**Input**.
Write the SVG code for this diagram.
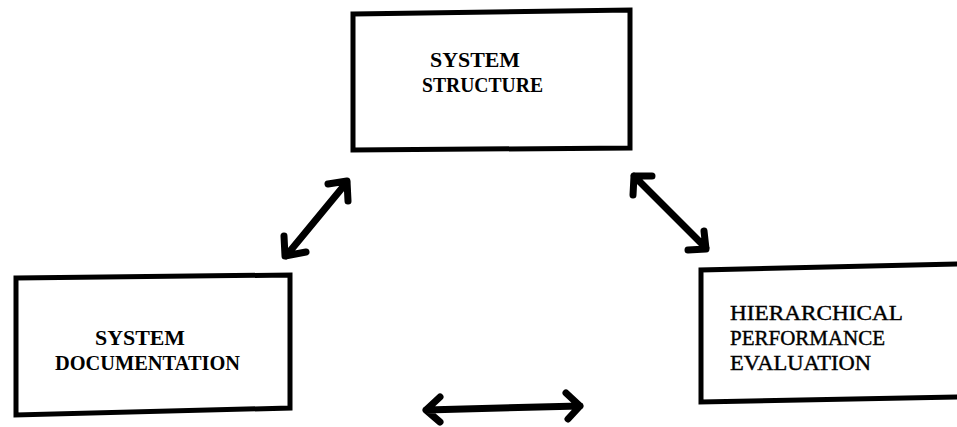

* * *

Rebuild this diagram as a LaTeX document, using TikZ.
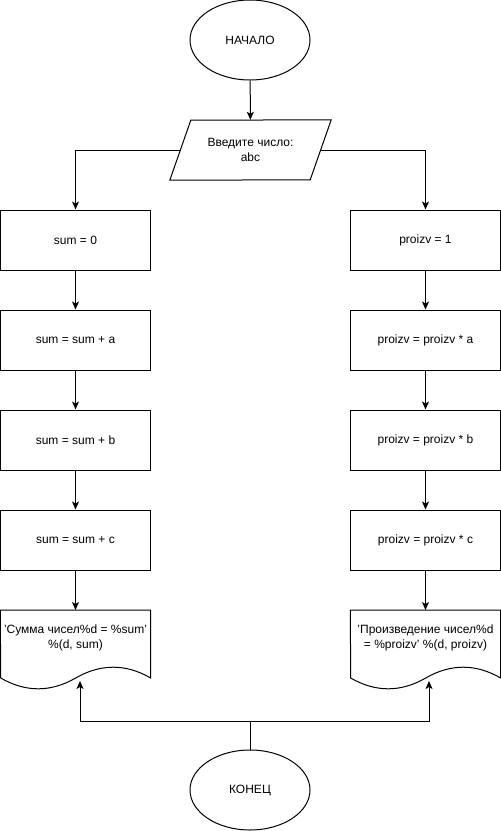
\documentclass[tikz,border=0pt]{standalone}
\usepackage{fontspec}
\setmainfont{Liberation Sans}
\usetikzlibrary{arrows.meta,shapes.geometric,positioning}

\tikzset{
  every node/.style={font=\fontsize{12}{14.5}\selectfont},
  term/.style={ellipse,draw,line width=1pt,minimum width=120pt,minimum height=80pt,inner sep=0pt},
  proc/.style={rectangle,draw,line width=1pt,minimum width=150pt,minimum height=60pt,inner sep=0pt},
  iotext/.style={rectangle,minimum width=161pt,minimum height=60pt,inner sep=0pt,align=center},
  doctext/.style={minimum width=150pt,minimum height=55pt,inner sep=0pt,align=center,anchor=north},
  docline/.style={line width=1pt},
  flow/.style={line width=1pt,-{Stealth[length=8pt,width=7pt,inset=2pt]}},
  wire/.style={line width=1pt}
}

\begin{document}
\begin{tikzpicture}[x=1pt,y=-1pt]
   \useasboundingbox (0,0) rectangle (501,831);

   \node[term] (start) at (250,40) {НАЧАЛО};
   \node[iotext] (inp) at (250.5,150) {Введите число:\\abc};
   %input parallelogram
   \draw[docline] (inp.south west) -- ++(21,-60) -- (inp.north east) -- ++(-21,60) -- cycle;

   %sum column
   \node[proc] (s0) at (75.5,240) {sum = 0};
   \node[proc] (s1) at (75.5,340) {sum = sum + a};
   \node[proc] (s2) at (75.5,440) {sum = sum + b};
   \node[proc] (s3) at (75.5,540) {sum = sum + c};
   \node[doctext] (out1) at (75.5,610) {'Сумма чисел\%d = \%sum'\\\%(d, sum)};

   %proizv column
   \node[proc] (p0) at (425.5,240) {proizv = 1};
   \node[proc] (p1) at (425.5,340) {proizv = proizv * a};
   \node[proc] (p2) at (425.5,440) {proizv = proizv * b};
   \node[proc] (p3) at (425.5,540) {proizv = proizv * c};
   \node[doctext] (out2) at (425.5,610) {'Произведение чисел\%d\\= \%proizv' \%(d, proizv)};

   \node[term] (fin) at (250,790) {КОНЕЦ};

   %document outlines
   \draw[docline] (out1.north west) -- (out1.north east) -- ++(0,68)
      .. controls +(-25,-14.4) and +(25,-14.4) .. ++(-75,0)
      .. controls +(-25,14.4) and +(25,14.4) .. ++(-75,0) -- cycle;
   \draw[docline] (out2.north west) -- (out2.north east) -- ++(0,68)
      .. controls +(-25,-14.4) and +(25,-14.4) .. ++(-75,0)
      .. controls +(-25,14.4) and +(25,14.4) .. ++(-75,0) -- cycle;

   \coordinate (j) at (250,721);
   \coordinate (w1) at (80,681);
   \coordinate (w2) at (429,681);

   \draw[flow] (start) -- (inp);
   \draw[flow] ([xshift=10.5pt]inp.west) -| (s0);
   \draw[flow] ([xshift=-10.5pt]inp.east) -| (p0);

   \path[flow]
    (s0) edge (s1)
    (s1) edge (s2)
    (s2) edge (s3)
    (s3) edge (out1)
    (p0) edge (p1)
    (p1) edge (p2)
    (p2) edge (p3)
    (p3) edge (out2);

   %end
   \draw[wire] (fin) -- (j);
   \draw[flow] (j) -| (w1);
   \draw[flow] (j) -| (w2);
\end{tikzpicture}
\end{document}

**What is needed**. Skip every picture. Repeat the lines from the one with "Rebuild this diagram" through the one with "(0,0) rectangle (501,831);", both ends included.

**Exercise output**.
Rebuild this diagram as a LaTeX document, using TikZ.
\documentclass[tikz,border=0pt]{standalone}
\usepackage{fontspec}
\setmainfont{Liberation Sans}
\usetikzlibrary{arrows.meta,shapes.geometric,positioning}

\tikzset{
  every node/.style={font=\fontsize{12}{14.5}\selectfont},
  term/.style={ellipse,draw,line width=1pt,minimum width=120pt,minimum height=80pt,inner sep=0pt},
  proc/.style={rectangle,draw,line width=1pt,minimum width=150pt,minimum height=60pt,inner sep=0pt},
  iotext/.style={rectangle,minimum width=161pt,minimum height=60pt,inner sep=0pt,align=center},
  doctext/.style={minimum width=150pt,minimum height=55pt,inner sep=0pt,align=center,anchor=north},
  docline/.style={line width=1pt},
  flow/.style={line width=1pt,-{Stealth[length=8pt,width=7pt,inset=2pt]}},
  wire/.style={line width=1pt}
}

\begin{document}
\begin{tikzpicture}[x=1pt,y=-1pt]
   \useasboundingbox (0,0) rectangle (501,831);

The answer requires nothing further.